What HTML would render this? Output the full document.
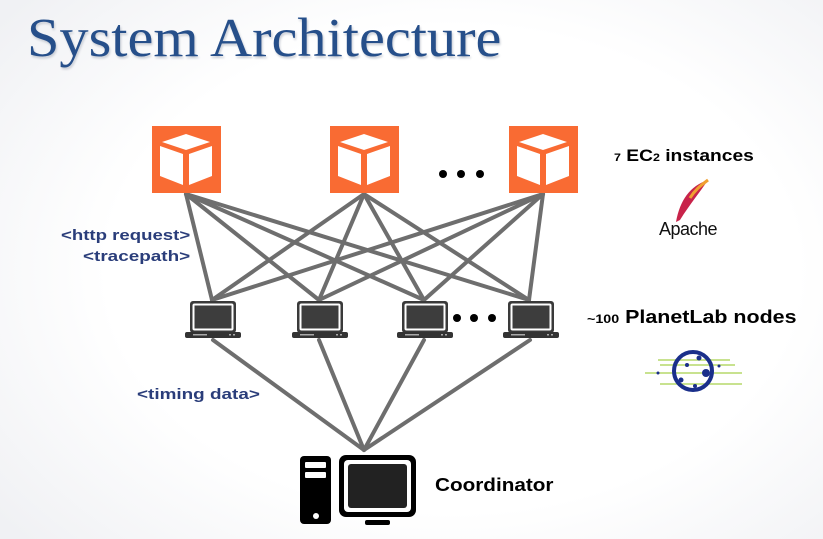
<!DOCTYPE html>
<html><head><meta charset="utf-8"><style>
html,body{margin:0;padding:0}
body{width:823px;height:539px;overflow:hidden;background:radial-gradient(ellipse 70% 75% at 55% 50%,#ffffff 60%,#f0f1f4 100%);font-family:"Liberation Sans",sans-serif;position:relative}
.t{position:absolute;white-space:nowrap;transform-origin:left top}
</style></head><body>
<svg width="823" height="539" style="position:absolute;left:0;top:0">
<defs>
<g id="cube">
<rect x="0" y="0" width="69" height="67" fill="#f96b33"/>
<polygon points="10,16 34,8 58,16 34,24" fill="#fff"/>
<polygon points="8,20 31,28 31,59 8,50" fill="#fff"/>
<polygon points="60,20 37,28 37,59 60,50" fill="#fff"/>
</g>
<g id="lap">
<rect x="5" y="0" width="46" height="32" rx="3" fill="#3a3a3a"/>
<rect x="7.5" y="2.5" width="41" height="27" rx="2" fill="#fff"/>
<rect x="9.5" y="4.5" width="37" height="23" fill="#3d3d3d"/>
<rect x="0" y="31" width="56" height="6" rx="2" fill="#333"/>
<rect x="8" y="33" width="14" height="1.5" fill="#aaa"/>
<rect x="44" y="33" width="2" height="1.5" fill="#aaa"/><rect x="48" y="33" width="2" height="1.5" fill="#aaa"/>
</g>
</defs>
<g stroke="#6e6e6e" stroke-width="4" stroke-linecap="round">
<line x1="186" y1="194" x2="212" y2="300"/><line x1="186" y1="194" x2="319" y2="300"/><line x1="186" y1="194" x2="424" y2="300"/><line x1="186" y1="194" x2="529" y2="300"/>
<line x1="364" y1="194" x2="212" y2="300"/><line x1="364" y1="194" x2="319" y2="300"/><line x1="364" y1="194" x2="424" y2="300"/><line x1="364" y1="194" x2="529" y2="300"/>
<line x1="543" y1="194" x2="212" y2="300"/><line x1="543" y1="194" x2="319" y2="300"/><line x1="543" y1="194" x2="424" y2="300"/><line x1="543" y1="194" x2="529" y2="300"/>
<line x1="213" y1="340" x2="364" y2="450"/><line x1="319" y1="340" x2="364" y2="450"/><line x1="424" y1="340" x2="364" y2="450"/><line x1="530" y1="340" x2="364" y2="450"/>
</g>
<use href="#cube" x="152" y="126"/><use href="#cube" x="330" y="126"/><use href="#cube" x="509" y="126"/>
<g fill="#000"><circle cx="443" cy="174" r="4"/><circle cx="461" cy="174" r="4"/><circle cx="480" cy="174" r="4"/>
<circle cx="457" cy="318" r="4"/><circle cx="474" cy="318" r="4"/><circle cx="492" cy="318" r="4"/></g>
<use href="#lap" x="185" y="301"/><use href="#lap" x="292" y="301"/><use href="#lap" x="397" y="301"/><use href="#lap" x="503" y="301"/>
<rect x="300" y="456" width="31" height="68" rx="4" fill="#000"/>
<rect x="305" y="462" width="21" height="6" rx="1" fill="#fff"/><rect x="305" y="472" width="21" height="6" rx="1" fill="#fff"/>
<circle cx="316" cy="516" r="3" fill="#fff"/>
<rect x="339" y="455" width="77" height="62" rx="7" fill="#000"/>
<rect x="344" y="460" width="67" height="52" rx="4" fill="#fff"/>
<rect x="348" y="464" width="59" height="44" rx="3" fill="#222"/>
<rect x="365" y="520" width="25" height="5" rx="2" fill="#000"/>
<g stroke="#b5d86a" stroke-width="1.5"><line x1="658" y1="360" x2="730" y2="360"/><line x1="645" y1="373" x2="742" y2="373"/><line x1="660" y1="384" x2="742" y2="384"/><line x1="660" y1="365" x2="735" y2="365"/></g>
<circle cx="693" cy="371" r="19" fill="none" stroke="#1a2f8a" stroke-width="4"/>
<g fill="#1a2f8a"><circle cx="699" cy="358" r="2.5"/><circle cx="687" cy="365" r="2"/><circle cx="706" cy="373" r="4"/><circle cx="681" cy="380" r="2.5"/><circle cx="695" cy="386" r="2"/><circle cx="658" cy="373" r="1.5"/><circle cx="719" cy="366" r="1.5"/></g>
<path d="M708 180 C690 186 680 200 676 222 L680 220 C690 204 700 192 708 180 Z" fill="#c8234a"/>
<path d="M708 180 C700 186 695 190 690 198" stroke="#f0a030" stroke-width="3" fill="none"/>
</svg>
<div class="t" style="left:27px;top:6px;font-family:'Liberation Serif',serif;font-size:55px;color:#264f8a;text-shadow:1px 2px 2px #c8ccd4;transform:scaleX(1.06)">System Architecture</div>
<div class="t" style="left:614px;top:146px;font-size:17px;font-weight:bold;color:#000;transform:scaleX(1.13)"><span style="font-size:11px">7</span> EC<span style="font-size:11px">2</span> instances</div>
<div class="t" style="left:659px;top:219px;font-size:18px;color:#111;letter-spacing:-0.5px">Apache</div>
<div class="t" style="left:587px;top:307px;font-size:18px;font-weight:bold;color:#000;transform:scaleX(1.19)"><span style="font-size:12px">~100</span> PlanetLab nodes</div>
<div class="t" style="left:61px;top:227px;font-size:15px;font-weight:bold;color:#2a3d7a;transform:scaleX(1.24)">&lt;http request&gt;</div>
<div class="t" style="left:83px;top:248px;font-size:15px;font-weight:bold;color:#2a3d7a;transform:scaleX(1.26)">&lt;tracepath&gt;</div>
<div class="t" style="left:137px;top:386px;font-size:15px;font-weight:bold;color:#2a3d7a;transform:scaleX(1.26)">&lt;timing data&gt;</div>
<div class="t" style="left:435px;top:475px;font-size:18px;font-weight:bold;color:#000;transform:scaleX(1.15)">Coordinator</div>
</body></html>
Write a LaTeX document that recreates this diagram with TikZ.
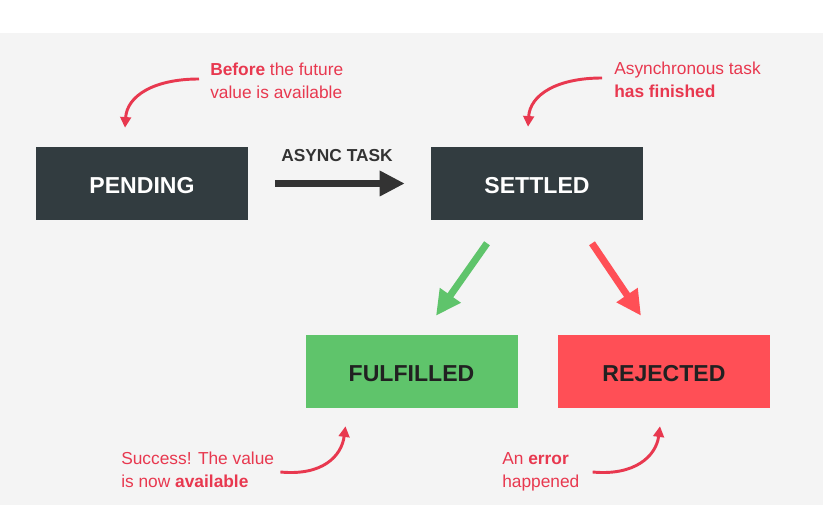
\documentclass[tikz,border=0pt]{standalone}
\usepackage{fontspec}
\setmainfont{Liberation Sans}
\usetikzlibrary{arrows.meta,calc}

\definecolor{boxdark}{HTML}{323C40}
\definecolor{okgreen}{HTML}{5FC46B}
\definecolor{errred}{HTML}{FF4F56}
\definecolor{notered}{HTML}{E8384F}
\definecolor{arrowgray}{HTML}{333333}
\definecolor{bggray}{HTML}{F4F4F4}

\tikzset{
	statebox/.style={minimum width=159pt, minimum height=54.75pt, inner sep=0pt, text height=15.5pt, text depth=0pt, font=\fontsize{17.3}{20}\selectfont\bfseries},
	darkbox/.style={statebox, fill=boxdark, text=white},
	okbox/.style={statebox, fill=okgreen, text=black!87},
	errbox/.style={statebox, fill=errred, text=black!87},
	notetext/.style={inner sep=0pt, anchor=west, align=left, text=notered, font=\fontsize{13}{17}\selectfont},
	notearrow/.style={line width=2.2pt, draw=notered, -{Triangle[length=8pt, width=8pt]}},
	bigarrow/.style={line width=5.25pt, -{Triangle[length=18.75pt, width=18pt]}},
}

\begin{document}
\begin{tikzpicture}[x=0.75pt, y=-0.75pt]
			%%%%% BACKGROUND %%%%%
			\useasboundingbox (0, 0) rectangle (823, 505);
			\fill[white] (0, 0) rectangle (823, 33);
			\fill[bggray] (0, 33) rectangle (823, 505);
			
			%%%%% STATES %%%%%
			\node[darkbox] (pending) at (142, 183.5) {PENDING};
			\node[darkbox] (settled) at (537, 183.5) {SETTLED};
			\node[okbox] (fulfilled) at (411.5, 371.5) {FULFILLED};
			\node[errbox] (rejected) at (664, 371.5) {REJECTED};
			
			\node[inner sep=0pt, text=arrowgray, font=\fontsize{13}{15}\selectfont\bfseries] (asynctask) at (337, 156) {ASYNC TASK};
			
			%%%%% TRANSITIONS %%%%%
			\draw[bigarrow, draw=arrowgray, shorten <=20.25pt, shorten >=19.5pt] (pending.east) -- (settled.west);
			\draw[bigarrow, draw=okgreen] ($(settled.south)+(-50, 23)$) -- ($(fulfilled.north)+(24.5, -19)$);
			\draw[bigarrow, draw=errred] ($(settled.south)+(55, 23)$) -- ($(rejected.north)+(-23, -19)$);
			
			%%%%% NOTES %%%%%
			\node[notetext] (before) at (210, 81) {{\bfseries Before} the future\\value is available};
			\node[notetext] (finished) at (614, 79.5) {Asynchronous task\\{\bfseries has finished}};
			\node[notetext] (success) at (121, 469.5) {Success! The value\\is now {\bfseries available}};
			\node[notetext] (error) at (502, 472) {An {\bfseries error}\\happened};
			
			\draw[notearrow] ($(before.west)+(-11, -2)$) .. controls +(-45, 0) and +(2, -32) .. ($(pending.north)+(-17, -19)$);
			\draw[notearrow] ($(finished.west)+(-12, -1.5)$) .. controls +(-45, 0) and +(2, -32) .. ($(settled.north)+(-9, -20)$);
			\draw[notearrow] ($(success.east)+(6, 2.5)$) .. controls +(42, 4) and +(-4, 30) .. ($(fulfilled.south)+(-66, 18)$);
			\draw[notearrow] ($(error.east)+(13, 0)$) .. controls +(42, 4) and +(-4, 30) .. ($(rejected.south)+(-4, 18)$);
		\end{tikzpicture}
\end{document}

○ ○ ○ ○ ○ ○ ○

**What is asked:**
Using the records above, pull out each line where the word "this" occurs.

**Full response:**
What HTML would render this? Output the full document.
Write a LaTeX document that recreates this diagram with TikZ.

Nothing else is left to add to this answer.